Veganism doesn’t guarantee good health
“The vegan and vegetarian trends are saturating the celeb community but we don’t have to be vegan to be healthy. It’s trendy, but not necessary for good health,” Larson said. Some research has shown that including lean meat and fish in our diets can increase nutrient intake so people who eat them have a better chance of getting everything their bodies need.
“Eating a vegan or vegetarian lifestyle isn’t necessarily a better eating pattern — and it’s certainly not for everyone — it’s just a different eating pattern,” she added.
Meat has benefits, too
“It’s been reported that Anne broke away from veganism by eating salmon,” Amy Gorin, a registered dietitian nutritionist from the New York City area, told Healthline. “This fatty fish contains many nutrients that Anne may have been lacking. For one, it’s a lean source of protein. It also provides omega-3 fatty acids, which are hugely beneficial for the body, including the brain,” she said.
Meat, especially red meat, is a great source for heme iron, which is the most bioavailable form of iron. This refers to the proportion of a nutrient that’s absorbed from the diet and then utilized for normal body functioning.
Vegans take in nonheme iron, which is a type of iron that the body doesn’t absorb as easily. There are ways, however, to increase absorption, such as pairing a source of vitamin C like lemon juice with a source of iron like spinach.
“In the body, iron plays many important and necessary roles, including creating the hemoglobin that transports oxygen throughout the body, as well as playing a role in the creation of some of the body’s hormones and connective tissues,” Gorin explained. “Getting too little iron can lead to iron-deficiency anemia — and symptoms of anemia include fatigue, pale skin, irritability, low appetite, and feelings of lightheadedness.”
Vegans must be mindful of iron as well as protein intake to feel their best, Gorin noted.
“On a vegan diet, you may need to take certain supplements of nutrients that are harder to obtain on this type of diet. This might include vitamin B-12, because many of the good sources of this vitamin are animal-based,” Gorin said. People also may want to consider an EPA/DHA omega-3 supplement, which exist in vegan algae-based versions.
Being an ex-vegan is OK
It makes sense that Hathaway may have felt like eating fish to reset her body, according to Lyssie Lakatos and Tammy Lakatos Shames, registered dietitian nutritionists from New York City.
“When vegans reintroduce meat into their diet, they can feel stronger and more energetic if they were iron deficient,” they told Healthline.

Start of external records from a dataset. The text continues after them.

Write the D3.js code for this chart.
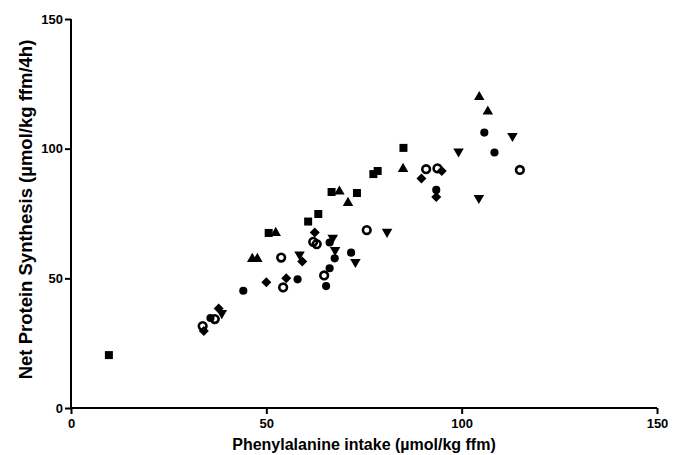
<!DOCTYPE html>
<html>
<head>
<meta charset="utf-8">
<script src="https://cdn.jsdelivr.net/npm/d3@7"></script>
<style>
  body { margin: 0; background: #fff; }
  svg text { font-family: "Liberation Sans", Arial, sans-serif; font-weight: bold; fill: #000; }
</style>
</head>
<body>
<div id="chart"></div>
<script>
// [phenylalanine intake, net protein synthesis] per marker group
const squares = [[9.7, 20.4], [50.6, 67.5], [60.7, 71.9], [63.3, 74.8], [66.7, 83.3],
  [73.2, 82.9], [77.4, 90.2], [78.5, 91.4], [85.1, 100.3]]
const trianglesUp = [[46.4, 57.5], [47.7, 57.5], [52.4, 67.5], [68.7, 83.5], [70.9, 79.1],
  [85.0, 92.2], [104.5, 119.9], [106.7, 114.3]]
const trianglesDown = [[38.6, 36.6], [58.5, 59.2], [67.0, 65.6], [67.6, 60.9], [72.8, 56.3],
  [80.9, 67.9], [99.2, 98.9], [104.4, 81.0], [113.0, 104.9]]
const diamonds = [[34.0, 29.7], [37.8, 38.4], [50.0, 48.5], [55.1, 50.0], [59.2, 56.5],
  [62.4, 67.7], [89.7, 88.5], [94.9, 91.4], [93.5, 81.4]]
const filledCircles = [[35.7, 34.7], [44.1, 45.2], [58.0, 49.6], [65.3, 47.0], [66.2, 53.9],
  [66.2, 63.8], [67.5, 57.7], [71.7, 59.9], [93.5, 84.1], [105.8, 106.2], [108.4, 98.5]]
const openCircles = [[33.7, 31.6], [36.8, 34.3], [53.8, 58.0], [54.3, 46.5], [62.0, 64.1],
  [62.9, 63.2], [64.8, 51.1], [75.7, 68.6], [90.9, 92.1], [93.8, 92.4], [114.9, 91.8]]

const xTicks = [0, 50, 100, 150]
const yTicks = [0, 50, 100, 150]
const xLabel = "Phenylalanine intake (µmol/kg ffm)"
const yLabel = "Net Protein Synthesis (µmol/kg ffm/4h)"

const W = 679, H = 455
const margin = { top: 19, right: 22, bottom: 47, left: 71 }
const width = W - margin.left - margin.right
const height = H - margin.top - margin.bottom

const svg = d3.select("#chart").append("svg")
    .attr("width", W)
    .attr("height", H)

const g = svg.append("g")
    .attr("transform", `translate(${margin.left},${margin.top})`)

const x = d3.scaleLinear().domain([0, 150]).range([0, width])
const y = d3.scaleLinear().domain([0, 150]).range([height, 0])

/* AXES */
const xAxis = g.append("g")
    .attr("transform", `translate(0,${height})`)
    .call(d3.axisBottom(x).tickValues(xTicks).tickSize(6).tickPadding(5))
const yAxis = g.append("g")
    .call(d3.axisLeft(y).tickValues(yTicks).tickSize(6).tickPadding(2))

;[xAxis, yAxis].forEach(a => {
    a.select(".domain").attr("stroke", "#000").attr("stroke-width", 2)
    a.selectAll(".tick line").attr("stroke", "#000").attr("stroke-width", 2)
    a.selectAll(".tick text").style("font-size", "13px")
})
xAxis.select(".domain").attr("d", `M0,0H${width}`)
yAxis.select(".domain").attr("d", `M0,${height}V0`)

svg.append("text")
    .attr("x", margin.left + width / 2)
    .attr("y", 450)
    .attr("text-anchor", "middle")
    .style("font-size", "16px")
    .text(xLabel)

svg.append("text")
    .attr("transform", `translate(32,${margin.top + height / 2 - 4}) rotate(-90)`)
    .attr("text-anchor", "middle")
    .style("font-size", "18.5px")
    .text(yLabel)

/* MARKERS */
function drawPoints(data, type, size, rotate, open) {
    g.append("g").selectAll("path")
        .data(data)
        .join("path")
        .attr("d", d3.symbol().type(type).size(size))
        .attr("transform", d => `translate(${x(d[0])},${y(d[1])}) rotate(${rotate})`)
        .attr("fill", open ? "none" : "#000")
        .attr("stroke", open ? "#000" : "none")
        .attr("stroke-width", open ? 2.6 : 0)
}

drawPoints(squares, d3.symbolSquare, 64, 0, false)
drawPoints(trianglesUp, d3.symbolTriangle, 48, 0, false)
drawPoints(trianglesDown, d3.symbolTriangle, 48, 180, false)
drawPoints(diamonds, d3.symbolSquare, 50, 45, false)
drawPoints(filledCircles, d3.symbolCircle, 52, 0, false)
drawPoints(openCircles, d3.symbolCircle, 46, 0, true)
</script>
</body>
</html>
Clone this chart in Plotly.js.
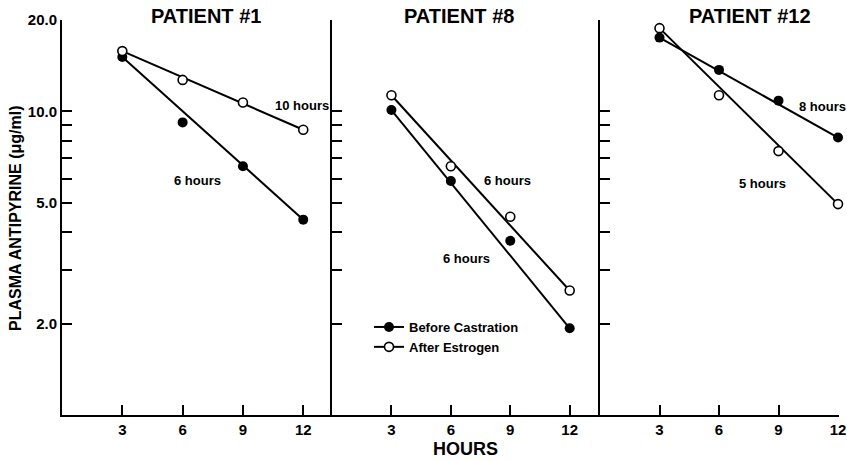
<!DOCTYPE html>
<html>
<head>
<meta charset="utf-8">
<script src="https://cdn.plot.ly/plotly-3.0.1.min.js"></script>
<style>html,body{margin:0;padding:0;background:#fff;}#chart{width:847px;height:461px;}</style>
</head>
<body>
<div id="chart"></div>
<script>
// ---- data ----
const hours = [3, 6, 9, 12];
const patients = ['PATIENT #1', 'PATIENT #8', 'PATIENT #12'];
const beforeP1 = [15.1, 9.2, 6.6, 4.4];
const afterP1 = [15.8, 12.7, 10.7, 8.7];
const beforeP8 = [10.1, 5.9, 3.75, 1.93];
const afterP8 = [11.3, 6.6, 4.5, 2.57];
const beforeP12 = [17.5, 13.7, 10.85, 8.2];
const afterP12 = [18.8, 11.3, 7.4, 4.95];
const halfLifeLabels = ['6 hours', '10 hours', '6 hours', '6 hours', '8 hours', '5 hours'];
const seriesNames = ['Before Castration', 'After Estrogen'];
const yTickVals = [2, 3, 4, 5, 6, 7, 8, 9, 10, 20];
const yTickText = ['2.0', '', '', '5.0', '', '', '', '', '10.0', '20.0'];
const xTickVals = [3, 6, 9, 12];

// ---- layout geometry ----
const W = 847, H = 461, L = 62, R = 8, T = 20, B = 46;
const PW = W - L - R, PH = H - T - B;
const px = x => (x - L) / PW;
const py = y => (H - B - y) / PH;
const FONT = 'Liberation Sans, Arial, sans-serif';

const beforeData = [beforeP1, beforeP8, beforeP12];
const afterData = [afterP1, afterP8, afterP12];
const panelEdges = [[62, 332], [332, 600], [600, W - R]];
const xRanges = [[0, 13.43], [0, 13.53], [0, 12.05]];

const filledMarker = {symbol: 'circle', size: 10, color: '#000'};
const openMarker = {symbol: 'circle', size: 9, color: '#fff', line: {color: '#000', width: 1.6}};
const lineStyle = {color: '#000', width: 2};

const traces = [];
for (let i = 0; i < 3; i++) {
  const xa = i === 0 ? 'x' : 'x' + (i + 1);
  const ya = i === 0 ? 'y' : 'y' + (i + 1);
  [beforeData[i], afterData[i]].forEach(vals => {
    traces.push({x: [hours[0], hours[hours.length - 1]], y: [vals[0], vals[vals.length - 1]],
      mode: 'lines', line: lineStyle, xaxis: xa, yaxis: ya, showlegend: false, hoverinfo: 'skip', cliponaxis: false});
  });
  traces.push({x: hours, y: beforeData[i], mode: 'markers', marker: filledMarker,
    xaxis: xa, yaxis: ya, showlegend: false, cliponaxis: false});
  traces.push({x: hours, y: afterData[i], mode: 'markers', marker: openMarker,
    xaxis: xa, yaxis: ya, showlegend: false, cliponaxis: false});
}
// legend entries
traces.push({x: [null], y: [null], mode: 'lines+markers', name: seriesNames[0],
  marker: filledMarker, line: lineStyle, xaxis: 'x2', yaxis: 'y2', showlegend: true});
traces.push({x: [null], y: [null], mode: 'lines+markers', name: seriesNames[1],
  marker: openMarker, line: lineStyle, xaxis: 'x2', yaxis: 'y2', showlegend: true});

const layout = {
  width: W, height: H,
  margin: {l: L, r: R, t: T, b: B, pad: 0},
  paper_bgcolor: '#fff', plot_bgcolor: '#fff',
  font: {family: FONT, color: '#000', size: 14, weight: 'bold'},
  showlegend: true,
  legend: {x: px(369), y: py(312), xanchor: 'left', yanchor: 'top', bgcolor: 'rgba(0,0,0,0)',
    font: {family: FONT, size: 13, weight: 'bold', color: '#000'}, itemwidth: 30, tracegroupgap: 0},
  annotations: [],
  hovermode: false
};

for (let i = 0; i < 3; i++) {
  const sfx = i === 0 ? '' : String(i + 1);
  layout['xaxis' + sfx] = {
    domain: [px(panelEdges[i][0]), px(panelEdges[i][1])],
    range: xRanges[i], anchor: 'y' + sfx,
    showline: true, linewidth: 2, linecolor: '#000', showgrid: false, zeroline: false,
    tickvals: xTickVals, ticktext: xTickVals.map(String),
    ticks: 'inside', ticklen: 10, tickwidth: 2, tickcolor: '#000',
    tickfont: {family: FONT, size: 15, weight: 'bold', color: '#000'}, ticklabelstandoff: 0
  };
  layout['yaxis' + sfx] = {
    type: 'log', range: [0, Math.log10(20)], anchor: 'x' + sfx, domain: [0, 1],
    showline: true, linewidth: 2, linecolor: '#000', showgrid: false, zeroline: false,
    tickvals: yTickVals, ticktext: yTickText, showticklabels: i === 0,
    ticks: 'inside', ticklen: 10, tickwidth: 2, tickcolor: '#000',
    tickfont: {family: FONT, size: 15, weight: 'bold', color: '#000'}, ticklabelstandoff: 0
  };
}

const titlePos = [[206, 16], [459, 16], [750, 16]];
patients.forEach((t, i) => {
  layout.annotations.push({text: t, xref: 'paper', yref: 'paper', x: px(titlePos[i][0]), y: py(titlePos[i][1]),
    xanchor: 'center', yanchor: 'middle', showarrow: false,
    font: {family: FONT, size: 20, weight: 'bold', color: '#000'}});
});
const labelPos = [[197, 180], [302, 105], [467, 258], [507, 181], [822, 107], [762, 183]];
halfLifeLabels.forEach((t, i) => {
  layout.annotations.push({text: t, xref: 'paper', yref: 'paper', x: px(labelPos[i][0]), y: py(labelPos[i][1]),
    xanchor: 'center', yanchor: 'middle', showarrow: false,
    font: {family: FONT, size: 13, weight: 'bold', color: '#000'}});
});
layout.annotations.push({text: 'HOURS', xref: 'paper', yref: 'paper', x: px(465), y: py(449),
  xanchor: 'center', yanchor: 'middle', showarrow: false,
  font: {family: FONT, size: 18, weight: 'bold', color: '#000'}});
layout.annotations.push({text: 'PLASMA ANTIPYRINE (\u03bcg/ml)', xref: 'paper', yref: 'paper', x: px(15), y: py(218),
  xanchor: 'center', yanchor: 'middle', textangle: -90, showarrow: false,
  font: {family: FONT, size: 16, weight: 'bold', color: '#000'}});

Plotly.newPlot('chart', traces, layout, {staticPlot: true, displayModeBar: false});
</script>
</body>
</html>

A vegan going back on meat or poultry may initially feel full, constipated, or bloated when they begin eating meat, but introducing it in small portions can help with those symptoms. Continuing to eat plenty of vegetables and fiber can also help.
“Sometimes vegans feel better, stronger, and more energetic after they start eating meat. One reason for this is that vegan and vegetarian diets are often low in iron since the best and most absorbable sources of iron are animal products,” Lakatos and Lakatos Shames said.
When their clients have reintroduced meat into their diet, the nutritionists remind them to keep the majority of their diet plant-based in order to fight chronic disease.
“Meat is a rich source of protein and it also often comes with fat — and both of these take longer to digest and to make their way through the digestive tract than the typical higher fiber, carbohydrate foods that vegans eat,” they explained.